AI Is Redefining Financial Institutions: Is Oman Ready?

Artificial Intelligence is no longer an innovation initiative within banking. It is becoming a core strategic capability. Across global markets, financial institutions are moving beyond digital transformation toward intelligent transformation — where systems do not merely process transactions, but interpret data, anticipate risk, and strengthen executive decision-making.

Institutions such as JPMorgan Chase and HSBC have embedded AI into fraud detection, anti-money laundering surveillance, credit analytics, and operational risk monitoring. Meanwhile, DBS Bank has integrated artificial intelligence deeply into its operating model, using predictive insights to enhance efficiency, customer engagement, and cost discipline at scale.

This shift is structural rather than incremental. AI now influences liquidity forecasting, stress testing, treasury optimization, portfolio risk assessment, and regulatory reporting. Industry projections indicate that AI-driven efficiencies could generate over one trillion dollars in additional annual value across global banking over the coming decade. Institutions deploying AI strategically are achieving faster decision cycles, stronger control environments, and measurable operational resilience. In an era of tightening regulation and rising risk complexity, intelligence has become a competitive differentiator.

For Oman, the question is not whether AI will reshape financial services — it already is. The critical issue is readiness. Are financial institutions elevating AI to a board-level strategic priority, or positioning it as a technology enhancement within IT departments?
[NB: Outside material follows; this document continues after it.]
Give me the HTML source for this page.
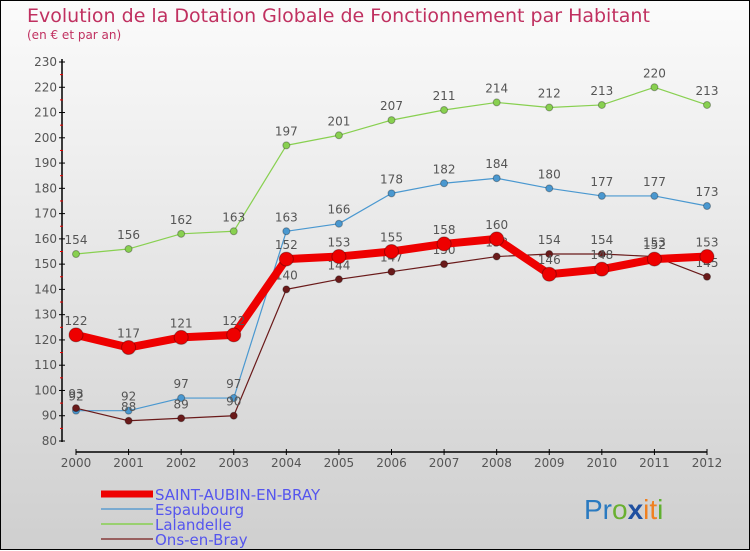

Oman has established a solid foundation through regulatory discipline, digital banking infrastructure, and an evolving fintech ecosystem. Under the stewardship of the Central Bank of Oman, governance standards and supervisory frameworks continue to strengthen institutional resilience. However, enterprise-wide AI integration across core banking, risk, compliance, and treasury functions remains at an early stage.

Three priorities will define progress.

First, data architecture. Sustainable AI requires governed, structured, and institution-wide data frameworks capable of supporting advanced analytics. Without integrated and standardized data environments, AI initiatives remain experimental rather than transformative.

Second, leadership capability. AI adoption demands executive literacy, cross-functional collaboration, and a culture anchored in evidence-based decision-making.

Third, governance and model risk oversight. As algorithms influence credit decisions and compliance monitoring, robust frameworks must ensure transparency, accountability, and regulatory alignment. Model risk management will increasingly stand alongside capital and liquidity oversight as a pillar of stability.

The transition from digital banking to intelligent banking will define competitiveness over the next decade. The future of banking will not be defined by branches or applications, but by intelligence embedded in every decision. Institutions that act decisively today will shape the next era of finance in Oman.